1. A centrifugal humidifier, comprising:

at least one body rotatable on an axis for propelling supplied water outwardly therefrom by centrifugal force;

an impingement surface, generally concentric to said axis, for breaking up said outwardly propelled water into fine droplets;

means to intake a stream of air for entraining said fine droplets and thereafter to discharge said stream of air to the surroundings;

a rotatable shaft coupled to said body;

drive means for rotating said shaft and said body, said drive means including a motor;

a fan coupled to said drive means; and

a water supply, including a reservoir;

said impingement surface having a multiplicity of sawtooth ridges, each defined by a broader, more gradually inclined first side that faces toward the direction of rotation of said rotatable body, and a narrower, steeper second side that faces away from the direction of rotation of said rotatable body; and

said rotatable body having a generally circular rim, and being bell-shaped, with a broader flared rim and a narrower lower portion immersed in said reservoir.

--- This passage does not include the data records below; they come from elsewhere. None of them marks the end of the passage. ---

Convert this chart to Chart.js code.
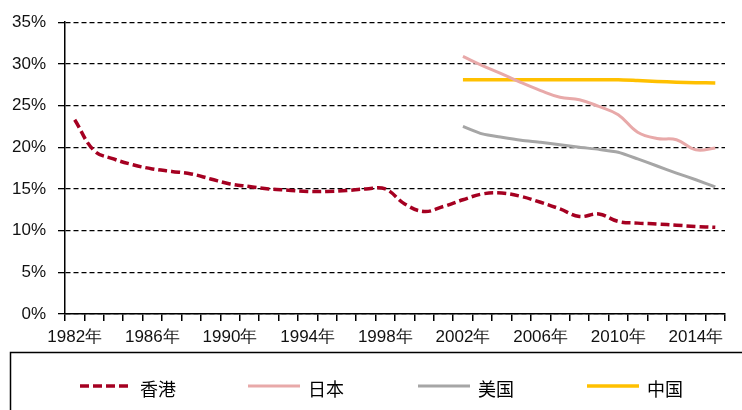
<!DOCTYPE html>
<html>
<head>
<meta charset="utf-8">
<script src="https://cdn.jsdelivr.net/npm/chart.js@4/dist/chart.umd.min.js"></script>
<style>
  html, body { margin: 0; padding: 0; background: #fff; }
  #wrap { width: 742px; height: 410px; position: relative; }
</style>
</head>
<body>
<div id="wrap"><canvas id="rateChart" width="742" height="410"></canvas></div>
<script>
// years on the x axis, one label every 4 years
const years = [1982, 1983, 1984, 1985, 1986, 1987, 1988, 1989, 1990, 1991, 1992, 1993, 1994, 1995, 1996, 1997,
    1998, 1999, 2000, 2001, 2002, 2003, 2004, 2005, 2006, 2007, 2008, 2009, 2010, 2011, 2012, 2013, 2014, 2015];
const yTicks = [0, 5, 10, 15, 20, 25, 30, 35];

const hongKong = [23.3, 19.6, 18.6, 17.9, 17.4, 17.1, 16.8, 16.2, 15.6, 15.3, 15.0, 14.85, 14.7, 14.7, 14.8, 15.0,
    15.0, 13.2, 12.3, 12.9, 13.7, 14.4, 14.5, 14.1, 13.4, 12.6, 11.7, 12.0, 11.1, 10.9, 10.8, 10.65, 10.5, 10.4];
// 2002 - 2015
const japan = [30.9, 29.8, 28.8, 27.75, 26.8, 26.0, 25.7, 24.9, 23.9, 21.8, 21.05, 20.9, 19.7, 19.9];
const usa = [22.5, 21.6, 21.2, 20.85, 20.6, 20.3, 20.0, 19.75, 19.4, 18.6, 17.75, 16.9, 16.1, 15.25];
const china = [28.1, 28.1, 28.1, 28.1, 28.1, 28.1, 28.1, 28.1, 28.1, 28.0, 27.9, 27.8, 27.75, 27.7];

const before2002 = years.filter(y => y < 2002).map(() => null);

const legendBox = {
    id: 'legendBox',
    afterDraw(chart) {
        const ctx = chart.ctx;
        ctx.save();
        ctx.strokeStyle = '#000';
        ctx.lineWidth = 1.5;
        ctx.strokeRect(10.5, 352.5, 760, 80);
        const starts = [80, 248, 418, 587];
        chart.data.datasets.forEach((ds, i) => {
            const x = starts[i];
            ctx.beginPath();
            ctx.lineWidth = ds.borderWidth;
            ctx.strokeStyle = ds.borderColor;
            ctx.setLineDash(ds.borderDash || []);
            ctx.moveTo(x, 386);
            ctx.lineTo(x + 52, 386);
            ctx.stroke();
            ctx.setLineDash([]);
            ctx.fillStyle = '#000';
            ctx.font = '18px "Noto Sans CJK SC"';
            ctx.textBaseline = 'middle';
            ctx.fillText(ds.label, x + 60, 389);
        });
        ctx.restore();
    }
};

const ctx = document.getElementById('rateChart').getContext('2d');
const chart = new Chart(ctx, {
    type: 'line',
    data: {
        labels: years,
        datasets: [{
            label: '香港',
            data: hongKong,
            borderColor: '#A50021',
            borderWidth: 3.5,
            borderDash: [9, 4],
            tension: 0.4
        }, {
            label: '日本',
            data: before2002.concat(japan),
            borderColor: '#E8A9A9',
            borderWidth: 3,
            tension: 0.4
        }, {
            label: '美国',
            data: before2002.concat(usa),
            borderColor: '#A6A6A6',
            borderWidth: 3,
            tension: 0.2
        }, {
            label: '中国',
            data: before2002.concat(china),
            borderColor: '#FFC000',
            borderWidth: 3.5,
            tension: 0.2
        }]
    },
    options: {
        responsive: false,
        animation: false,
        devicePixelRatio: 1,
        layout: { padding: { top: 18, right: 17, bottom: 56, left: 0 } },
        elements: { point: { radius: 0 } },
        plugins: {
            legend: { display: false },
            tooltip: { enabled: false }
        },
        scales: {
            x: {
                offset: true,
                grid: {
                    display: true,
                    offset: true,
                    drawOnChartArea: false,
                    drawTicks: true,
                    tickLength: 7,
                    color: '#000',
                    lineWidth: 1.5
                },
                border: { display: true, color: '#000', width: 1.5 },
                ticks: {
                    autoSkip: false,
                    maxRotation: 0,
                    padding: 6,
                    color: '#111',
                    font: { family: '"Liberation Sans", Arial', size: 17 },
                    callback: function (value, index) {
                        const y = years[index];
                        return (y - 1982) % 4 === 0 ? y + '年' : '';
                    }
                },
                afterFit: s => { s.height = 40; }
            },
            y: {
                min: yTicks[0],
                max: yTicks[yTicks.length - 1],
                afterBuildTicks: s => { s.ticks = yTicks.map(v => ({ value: v })); },
                grid: {
                    color: '#000',
                    lineWidth: 1.3,
                    drawTicks: true,
                    tickLength: 7
                },
                border: { display: true, color: '#000', width: 1.5, dash: [5, 3] },
                ticks: {
                    padding: 12,
                    color: '#111',
                    font: { family: '"Liberation Sans", Arial', size: 17 },
                    callback: v => v + '%'
                },
                afterFit: s => { s.width = 65; }
            }
        }
    },
    plugins: [legendBox]
});
</script>
</body>
</html>
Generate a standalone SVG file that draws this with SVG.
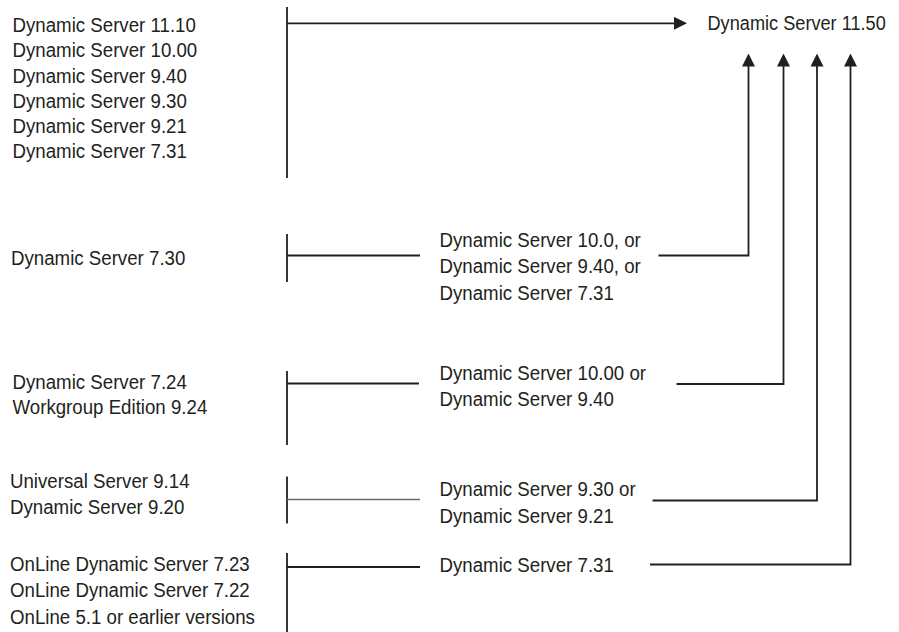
<svg xmlns="http://www.w3.org/2000/svg" width="899" height="632" viewBox="0 0 899 632">
<defs>
<style>
.t{font-family:"Liberation Sans",Arial,sans-serif;font-size:21px;fill:#231f20;}
.c{fill:none;stroke:#231f20;stroke-width:1.8;}
.g{fill:none;stroke:#6d6d6d;stroke-width:1.3;}
</style>
<marker id="ah" viewBox="0 0 13 13" refX="10" refY="6.5" markerWidth="13" markerHeight="13" markerUnits="userSpaceOnUse" orient="auto">
<path d="M0,0 L13,6.5 L0,13 Z" fill="#231f20"/>
</marker>
</defs>
<rect width="899" height="632" fill="#ffffff"/>

<g id="src-top" transform="translate(12.5,0) scale(0.89,1)">
<text class="t" x="0" y="32.3">Dynamic Server 11.10</text>
<text class="t" x="0" y="57.5">Dynamic Server 10.00</text>
<text class="t" x="0" y="82.7">Dynamic Server 9.40</text>
<text class="t" x="0" y="108.5">Dynamic Server 9.30</text>
<text class="t" x="0" y="133.5">Dynamic Server 9.21</text>
<text class="t" x="0" y="158.3">Dynamic Server 7.31</text>
</g>

<g id="target" transform="translate(707.5,0) scale(0.865,1)">
<text class="t" x="0" y="30">Dynamic Server 11.50</text>
</g>

<g id="src-730" transform="translate(11,0) scale(0.89,1)">
<text class="t" x="0" y="265">Dynamic Server 7.30</text>
</g>

<g id="mid-1" transform="translate(439.5,0) scale(0.89,1)">
<text class="t" x="0" y="247.5">Dynamic Server 10.0, or</text>
<text class="t" x="0" y="273.5">Dynamic Server 9.40, or</text>
<text class="t" x="0" y="300">Dynamic Server 7.31</text>
</g>

<g id="src-724" transform="translate(12.5,0) scale(0.89,1)">
<text class="t" x="0" y="389">Dynamic Server 7.24</text>
<text class="t" x="0" y="414.5">Workgroup Edition 9.24</text>
</g>

<g id="mid-2" transform="translate(439.5,0) scale(0.89,1)">
<text class="t" x="0" y="380.5">Dynamic Server 10.00 or</text>
<text class="t" x="0" y="406.5">Dynamic Server 9.40</text>
</g>

<g id="src-914" transform="translate(10,0) scale(0.89,1)">
<text class="t" x="0" y="488">Universal Server 9.14</text>
<text class="t" x="0" y="514.5">Dynamic Server 9.20</text>
</g>

<g id="mid-3" transform="translate(439.5,0) scale(0.89,1)">
<text class="t" x="0" y="496.5">Dynamic Server 9.30 or</text>
<text class="t" x="0" y="523">Dynamic Server 9.21</text>
</g>

<g id="src-online" transform="translate(10,0) scale(0.89,1)">
<text class="t" x="0" y="571">OnLine Dynamic Server 7.23</text>
<text class="t" x="0" y="597.5">OnLine Dynamic Server 7.22</text>
<text class="t" x="0" y="624">OnLine 5.1 or earlier versions</text>
</g>

<g id="mid-4" transform="translate(439.5,0) scale(0.89,1)">
<text class="t" x="0" y="572.5">Dynamic Server 7.31</text>
</g>

<g id="connectors">
<path class="c" d="M287,7 V178"/>
<path class="c" d="M287,23.3 H684" marker-end="url(#ah)"/>
<path class="c" d="M287,234 V282 M287,255.5 H420"/>
<path class="c" d="M287,371 V445 M287,383.5 H419"/>
<path class="c" d="M287,476.5 V523.5"/>
<path class="g" d="M287,499.5 H420"/>
<path class="c" d="M287,553 V632 M287,567 H420"/>
<path class="c" d="M658.5,255.5 H748.5 V56.5" marker-end="url(#ah)"/>
<path class="c" d="M676.5,384 H783.5 V56.5" marker-end="url(#ah)"/>
<path class="c" d="M652.5,500.5 H817 V56.5" marker-end="url(#ah)"/>
<path class="c" d="M650,564.5 H850.5 V56.5" marker-end="url(#ah)"/>
</g>
</svg>
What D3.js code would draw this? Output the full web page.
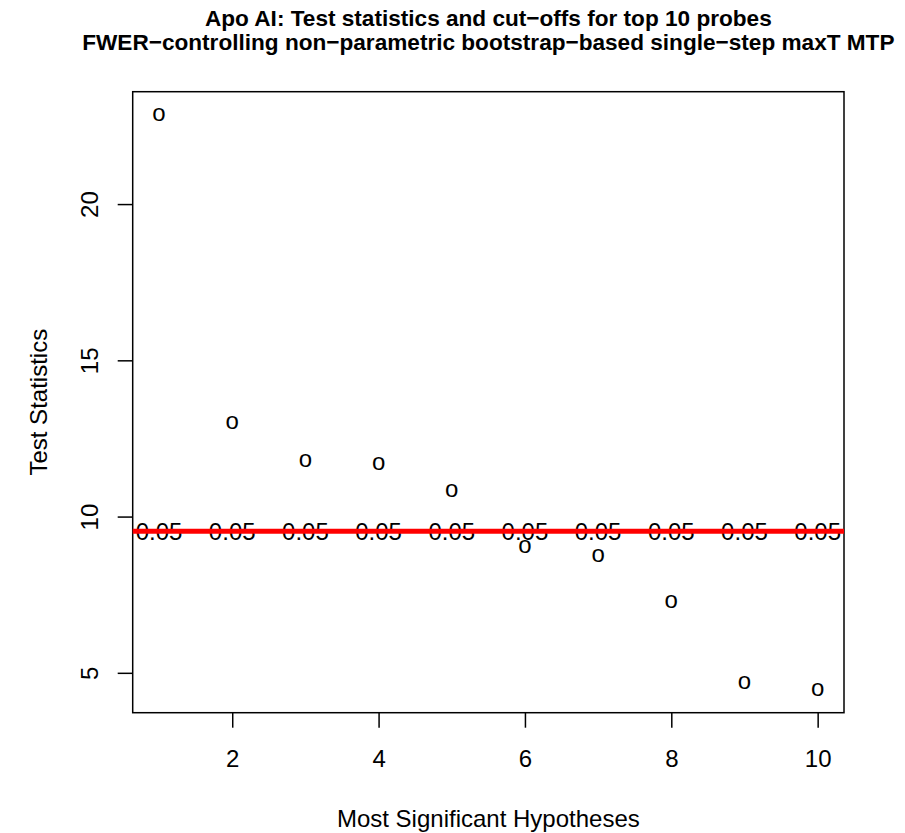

2. The humidifier of claim 1, wherein said impingement surface is generally frustoconical.

3. The humidifier of claim 1, wherein said water supply further comprises a pump.

4. The humidifier of claim 3 wherein said bell-shaped rotatable body has a generally concave inner surface and a generally convex outer surface, and wherein water is supplied to both said inner surface and said outer surface of said rotatable body.

5. The humidifier of claim 2 or 4 wherein said ridges are oriented radially.

6. The humidifier of claim 2 or 4 wherein said ridges are spirally inclined.